Usage#
Creating a ZonalStats object#
ZonalStats() is the main class to request temporal and zonal statistics using the GEE backend. The object can be initialized with parameters specifying data inputs and the type of aggregation.
- class gee_zonal.zonalstats.ZonalStats(target_features, statistic_type, collection_id=None, ee_dataset=None, band=None, output_name=None, output_dir=None, frequency='original', temporal_stat=None, scale=250, min_threshold=None, mask=None, tile_scale=1, start_year=None, end_year=None, scale_factor=None, mapped=False)#
Python class to calculate zonal and temporal statistics from Earth Engine datasets (ee.ImageCollection or ee.Image) over vector shapes (ee.FeatureCollections).
- Parameters
target_features (ee.FeatureCollection, gpd.GeoDataFrame, or str path to a shapefile/GeoJSON) – vector features
statistic_type (str - mean, max, median, min, sum, stddev, var, count, minmax, p75, p25, p95, all) – method to aggregate image pixels by zone
collection_id (str, default: None) – ID for Earth Engine dataset
ee_dataset (ee.Image or ee.ImageCollection, default: None) – input dataset if no collection ID is provided
band (str, default: None) – name of image band to use
output_name (str, default: None) – file name for output statistics if saved to Google Drive
output_dir (str, default: None) – directory name for output statistics if saved to Google Drive
frequency (str (monthly, annual, or original), default: original) – temporal frequency for aggregation
temporal_stat (str (mean, max, median, min, sum), default: None) – statistic for temporal aggregation
scale (int, default: 250) – scale for calculation in mts
min_threshold (int, default: None) – filter out values lower than treshold
mask (ee.Image, default: None) – filter out observations where mask is zero
tile_scale (int, default: 1) – tile scale factor for parallel processing
start_year (int, default: None) – specify start year for statistics
end_year (int, default: None) – specify end year for statistics
scale_factor (int, default: None) – scale factor to multiply ee.Image to get correct units
mapped (bool, default: False) – Boolean to indicate whether to use mapped or non-mapped version of zonal stats
Input target features can be referenced directly as a GEE asset, or can be supplied
as a geopandas.GeoDataFrame
, or a path to a shapefile/GeoJSON (will be automatically
converted to ee.FeatureCollection
).
- ZonalStats.runZonalStats()#
Run zonal statistics aggregation
- Returns
tabular statistics
- Return type
DataFrame or dict with EE task status if output_name/dir is specified
Retrieving output table#
1. Retrieve output table directly#
Statistics can be accessed as the result of ZonalStats.runZonalStats()

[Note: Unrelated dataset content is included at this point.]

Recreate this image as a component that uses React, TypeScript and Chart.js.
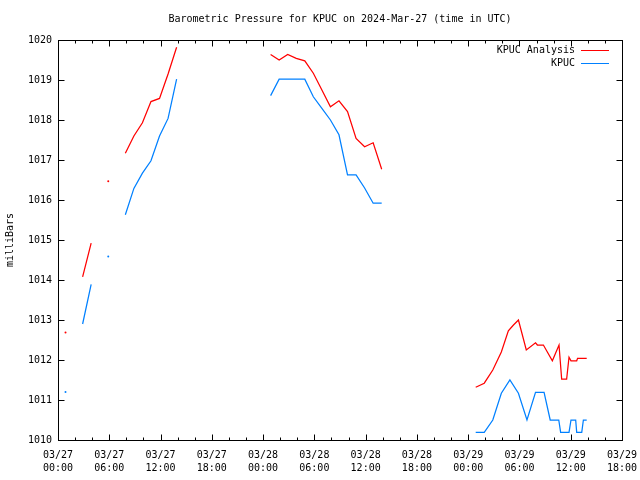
import React, { useEffect, useRef } from "react";
import { Chart, registerables } from "chart.js";

Chart.register(...registerables);

// Hours since 2024-03-27 00:00 UTC; null value = gap in the line
const analysisHours = [
  0.88, 1.5,
  2.88, 3.88, 4.5,
  5.88, 6.5,
  7.88, 8.88, 9.88, 10.88, 11.88, 12.88, 13.88, 19,
  24.88, 25.88, 26.88, 27.88, 28.88, 29.88, 30.88, 31.88, 32.88, 33.88, 34.88, 35.88, 36.88, 37.88, 43,
  48.88, 49.88, 50.88, 51.88, 52.7, 53.3, 53.88, 54.8, 55.88, 56.1, 56.8, 57.85, 58.63, 58.94, 59.52, 59.8, 60.03, 60.7, 60.8, 61.87,
];
const analysisValues = [
  1012.69, null,
  1014.08, 1014.92, null,
  1016.47, null,
  1017.17, 1017.6, 1017.93, 1018.46, 1018.54, 1019.15, 1019.82, null,
  1019.64, 1019.5, 1019.64, 1019.54, 1019.48, 1019.17, 1018.75, 1018.33, 1018.48, 1018.21, 1017.54, 1017.33, 1017.43, 1016.77, null,
  1011.32, 1011.42, 1011.75, 1012.2, 1012.73, 1012.875, 1013.0, 1012.25, 1012.43, 1012.375, 1012.375, 1011.98, 1012.375, 1011.52, 1011.52, 1012.07, 1011.98, 1011.98, 1012.04, 1012.04,
];

const observedHours = [
  0.88, 1.5,
  2.88, 3.88, 4.5,
  5.88, 6.5,
  7.88, 8.88, 9.88, 10.88, 11.88, 12.88, 13.88, 19,
  24.88, 25.88, 26.88, 27.88, 28.88, 29.88, 30.88, 31.88, 32.88, 33.88, 34.88, 35.88, 36.88, 37.88, 43,
  48.88, 49.88, 50.88, 51.88, 52.88, 53.88, 54.88, 55.88, 56.88, 57.6, 58.6, 58.82, 59.8, 60.03, 60.58, 60.7, 61.29, 61.48, 61.87,
];
const observedValues = [
  1011.2, null,
  1012.9, 1013.89, null,
  1014.59, null,
  1015.63, 1016.29, 1016.67, 1016.98, 1017.6, 1018.04, 1019.02, null,
  1018.61, 1019.02, 1019.02, 1019.02, 1019.02, 1018.58, 1018.29, 1018.0, 1017.63, 1016.63, 1016.63, 1016.3, 1015.92, 1015.92, null,
  1010.19, 1010.19, 1010.5, 1011.17, 1011.5, 1011.17, 1010.5, 1011.19, 1011.19, 1010.5, 1010.5, 1010.19, 1010.19, 1010.5, 1010.5, 1010.19, 1010.19, 1010.5, 1010.5,
];

const xTickDates = ["03/27", "03/27", "03/27", "03/27", "03/28", "03/28", "03/28", "03/28", "03/29", "03/29", "03/29", "03/29"];
const xTickTimes = ["00:00", "06:00", "12:00", "18:00", "00:00", "06:00", "12:00", "18:00", "00:00", "06:00", "12:00", "18:00"];
const yMin = 1010;
const yMax = 1020;

const titleText = "Barometric Pressure for KPUC on 2024-Mar-27 (time in UTC)";
const seriesLabels = ["KPUC Analysis", "KPUC"];
const seriesColors = ["#ff0000", "#0080ff"];

const FONT = "'DejaVu Sans Mono', monospace";

function toPoints(hours: number[], values: (number | null)[]) {
  return hours.map((h, i) => ({ x: h, y: values[i] }));
}

function isolatedRadius(ctx: any) {
  const d = ctx.dataset.data;
  const i = ctx.dataIndex;
  if (!d[i] || d[i].y == null) return 0;
  const prev = i > 0 ? d[i - 1].y : null;
  const next = i < d.length - 1 ? d[i + 1].y : null;
  return prev == null && next == null ? 1 : 0;
}

const gnuFrame = {
  id: "gnuFrame",
  afterDatasetsDraw(chart: any) {
    const { ctx, chartArea: a, scales } = chart;
    const L = Math.round(a.left) + 0.5;
    const R = Math.round(a.right) + 0.5;
    const T = Math.round(a.top) + 0.5;
    const B = Math.round(a.bottom) + 0.5;
    ctx.save();
    ctx.strokeStyle = "#000";
    ctx.lineWidth = 1;
    ctx.beginPath();
    // x ticks: major every 6 h, minor every 2 h
    for (let h = 0; h <= 66; h += 2) {
      const px = Math.round(scales.x.getPixelForValue(h)) + 0.5;
      const len = h % 6 === 0 ? 6 : 3;
      ctx.moveTo(px, B);
      ctx.lineTo(px, B - len);
      ctx.moveTo(px, T);
      ctx.lineTo(px, T + len);
    }
    for (let v = yMin; v <= yMax; v += 1) {
      const py = Math.round(scales.y.getPixelForValue(v)) + 0.5;
      ctx.moveTo(L, py);
      ctx.lineTo(L + 6, py);
      ctx.moveTo(R, py);
      ctx.lineTo(R - 6, py);
    }
    ctx.stroke();
    ctx.strokeRect(L, T, R - L, B - T);

    // legend (top right inside plot)
    ctx.font = "10px " + FONT;
    ctx.textAlign = "right";
    ctx.textBaseline = "middle";
    chart.data.datasets.forEach((ds: any, i: number) => {
      const y = Math.round(a.top) + 10 + i * 13;
      ctx.fillStyle = "#000";
      ctx.fillText(ds.label, a.right - 47, y);
      ctx.strokeStyle = ds.borderColor;
      ctx.beginPath();
      ctx.moveTo(a.right - 41, y + 0.5);
      ctx.lineTo(a.right - 13, y + 0.5);
      ctx.stroke();
    });
    ctx.restore();
  },
};

export default function App() {
  const ref = useRef<HTMLCanvasElement | null>(null);
  useEffect(() => {
    if (!ref.current) return;
    const chart = new Chart(ref.current, {
      type: "line",
      data: {
        datasets: [
          {
            label: seriesLabels[0],
            data: toPoints(analysisHours, analysisValues),
            borderColor: seriesColors[0],
            backgroundColor: seriesColors[0],
            borderWidth: 1.25,
            pointRadius: isolatedRadius,
            pointBorderWidth: 0,
            pointHoverRadius: 0,
            tension: 0,
            spanGaps: false,
          },
          {
            label: seriesLabels[1],
            data: toPoints(observedHours, observedValues),
            borderColor: seriesColors[1],
            backgroundColor: seriesColors[1],
            borderWidth: 1.25,
            pointRadius: isolatedRadius,
            pointBorderWidth: 0,
            pointHoverRadius: 0,
            tension: 0,
            spanGaps: false,
          },
        ],
      },
      options: {
        animation: false,
        responsive: false,
        events: [],
        layout: { padding: { left: 0, right: 18, top: 0, bottom: 0 } },
        plugins: {
          legend: { display: false },
          tooltip: { enabled: false },
          title: {
            display: true,
            text: titleText,
            fullSize: false,
            color: "#000",
            font: { family: FONT, size: 10, weight: "normal", lineHeight: 1.2 },
            padding: { top: 13, bottom: 15 },
          },
        },
        scales: {
          x: {
            type: "linear",
            min: 0,
            max: 66,
            afterFit: (s: any) => {
              s.height = 40;
              s.paddingLeft = 0;
              s.paddingRight = 0;
            },
            grid: { display: false, drawTicks: false },
            border: { display: false },
            ticks: {
              stepSize: 6,
              autoSkip: false,
              maxRotation: 0,
              padding: 9,
              color: "#000",
              font: { family: FONT, size: 10, lineHeight: 1.3 },
              callback: (v: any) => {
                const i = Math.round(Number(v) / 6);
                return [xTickDates[i], xTickTimes[i]];
              },
            },
          },
          y: {
            type: "linear",
            min: yMin,
            max: yMax,
            afterFit: (s: any) => {
              s.width = 58;
            },
            grid: { display: false, drawTicks: false },
            border: { display: false },
            title: {
              display: true,
              text: "milliBars",
              color: "#000",
              font: { family: FONT, size: 10, lineHeight: 1.2 },
              padding: { top: 4, bottom: 0 },
            },
            ticks: {
              stepSize: 1,
              padding: 6,
              color: "#000",
              font: { family: FONT, size: 10 },
              callback: (v: any) => String(v),
            },
          },
        },
      },
      plugins: [gnuFrame],
    } as any);
    return () => chart.destroy();
  }, []);
  return (
    <div style={{ position: "absolute", left: 0, top: 0, width: 640, height: 480, background: "#fff" }}>
      <canvas ref={ref} width={640} height={480} />
    </div>
  );
}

This will be computed within the python earth engine environment.
from gee_zonal import ZonalStats
AOIs = ee.FeatureCollection('users/afche18/Ethiopia_AOI') # ID of ee.FeatureCollection
zs = ZonalStats(
collection_id = 'LANDSAT/LC08/C01/T1_8DAY_NDVI',
target_features = AOIs,
statistic_type = "all", # all includes min, max, mean, and stddev
frequency = "annual",
temporal_stat = "mean"
)
df = zs.runZonalStats()
df
2. Submit an EE Task#
Alternatively, a task can be submitted to the Earth Engine servers by specifying an output_name and outuput_dir.

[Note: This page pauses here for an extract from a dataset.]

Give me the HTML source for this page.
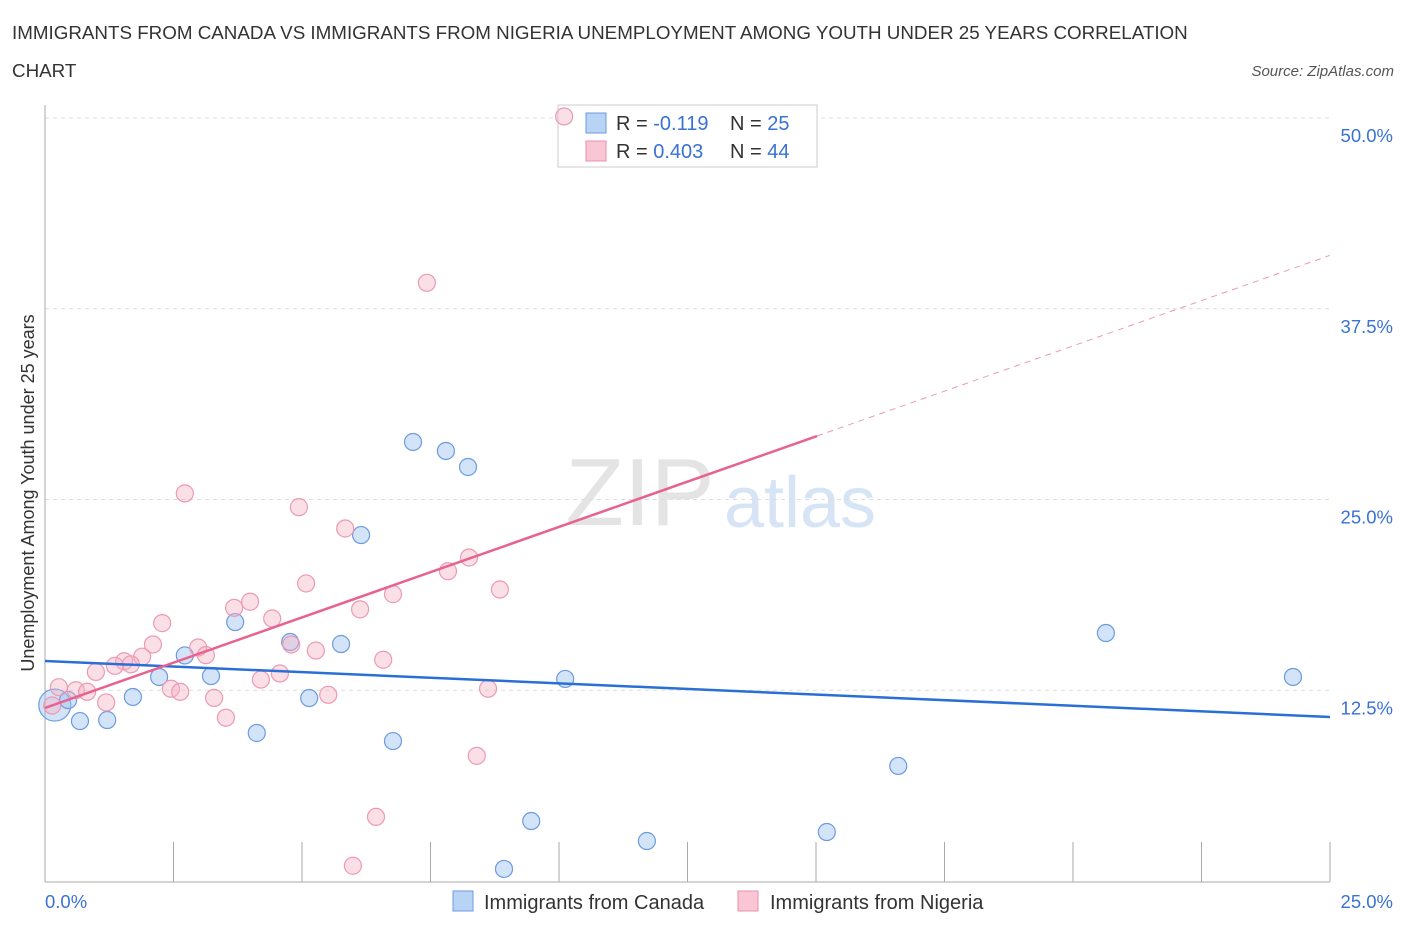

This option is recommended to run statistics for big areas or for a high number of collections. The output table will be saved on the specified directory in Google Drive.
import ee
from gee_tools import ZonalStats
zs = ZonalStats(
collection_id = 'LANDSAT/LC08/C01/T1_8DAY_NDVI',
target_features = AOIs,
statistic_type = "all", # all includes min, max, mean, and stddev
frequency = "annual",
temporal_stat = "mean",
output_dir = "pretty_folder",
output_name= "pretty_file"
)
zs.runZonalStats()
The status of the task can be monitored with ZonalStats.reportRunTime()
>>> zs.reportRunTime()
Completed
Runtime: 0 minutes and 2 seconds
Searching the EE catalog#
The Earth Engine Data Catalog is an archive of public datasets available via Google Earth Engine. The Catalog() class provides a quick way to search for datasets by tags, title, and year / time period.

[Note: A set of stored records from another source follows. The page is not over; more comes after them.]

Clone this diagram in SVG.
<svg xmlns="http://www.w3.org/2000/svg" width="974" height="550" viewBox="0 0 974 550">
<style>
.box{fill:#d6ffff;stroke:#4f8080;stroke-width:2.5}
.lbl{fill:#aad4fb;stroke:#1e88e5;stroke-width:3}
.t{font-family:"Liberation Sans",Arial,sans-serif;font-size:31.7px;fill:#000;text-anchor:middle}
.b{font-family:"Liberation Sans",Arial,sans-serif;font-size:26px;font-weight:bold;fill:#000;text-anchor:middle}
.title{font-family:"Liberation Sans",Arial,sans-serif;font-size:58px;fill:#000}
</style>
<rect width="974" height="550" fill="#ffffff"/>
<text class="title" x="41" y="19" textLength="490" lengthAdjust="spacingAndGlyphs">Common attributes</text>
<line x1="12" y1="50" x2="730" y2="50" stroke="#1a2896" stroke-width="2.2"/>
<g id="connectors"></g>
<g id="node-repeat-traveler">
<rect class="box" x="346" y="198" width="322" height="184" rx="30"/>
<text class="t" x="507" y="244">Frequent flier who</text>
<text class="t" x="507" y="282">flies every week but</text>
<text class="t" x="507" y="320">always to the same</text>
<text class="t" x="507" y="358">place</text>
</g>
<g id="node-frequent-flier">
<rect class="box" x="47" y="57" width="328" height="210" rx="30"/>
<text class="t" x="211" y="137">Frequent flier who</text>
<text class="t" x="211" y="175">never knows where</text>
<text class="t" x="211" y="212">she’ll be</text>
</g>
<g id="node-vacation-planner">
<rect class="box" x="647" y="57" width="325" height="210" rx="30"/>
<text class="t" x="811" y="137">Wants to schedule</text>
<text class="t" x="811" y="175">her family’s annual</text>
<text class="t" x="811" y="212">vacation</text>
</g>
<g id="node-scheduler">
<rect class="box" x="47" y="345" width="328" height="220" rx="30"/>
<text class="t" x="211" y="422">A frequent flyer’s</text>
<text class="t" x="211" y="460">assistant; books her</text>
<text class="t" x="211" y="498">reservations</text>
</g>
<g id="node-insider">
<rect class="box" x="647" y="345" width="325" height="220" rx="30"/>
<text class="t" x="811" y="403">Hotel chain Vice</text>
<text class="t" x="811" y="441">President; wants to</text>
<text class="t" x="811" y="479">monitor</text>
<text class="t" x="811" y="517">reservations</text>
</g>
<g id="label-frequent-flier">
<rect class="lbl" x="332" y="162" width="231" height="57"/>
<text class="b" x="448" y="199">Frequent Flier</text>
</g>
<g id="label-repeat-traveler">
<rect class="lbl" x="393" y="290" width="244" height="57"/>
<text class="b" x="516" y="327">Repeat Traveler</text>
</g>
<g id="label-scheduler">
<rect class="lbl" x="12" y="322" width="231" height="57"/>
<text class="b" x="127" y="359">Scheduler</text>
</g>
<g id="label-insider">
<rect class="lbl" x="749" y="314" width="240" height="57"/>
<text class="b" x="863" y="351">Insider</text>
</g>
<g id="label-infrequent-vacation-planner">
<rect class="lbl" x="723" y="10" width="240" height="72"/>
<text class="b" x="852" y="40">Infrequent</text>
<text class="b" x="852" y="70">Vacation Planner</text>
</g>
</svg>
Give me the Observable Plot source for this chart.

Initialize Catalog Object#
The catalog object contains a datasets
variable, a DataFrame
containing a copy of the Earth Engine data catalog.
from gee_zonal import Catalog
cat = Catalog()
cat.datasets
Search functions#
results = cat.search_tags("ndvi")
results = results.search_by_period(1985, 2021)
results = results.search_title("landsat")
print(results)
- class gee_zonal.catalog.Catalog(datasets=None, redownload=False)#
Inventory of Earth Engine public, saved as a DataFrame under datasets variable
- search_by_period(start, end)#
- get all datasets that intersect a time period:
start of dataset <= end year end of dataset >= start year
- search_by_year(year)#
- get all datasets from a particular year:
dataset start <= year <= dataset end
- search_tags(keyword)#
search for keyword in tags
- search_title(keyword)#
search for keyword in title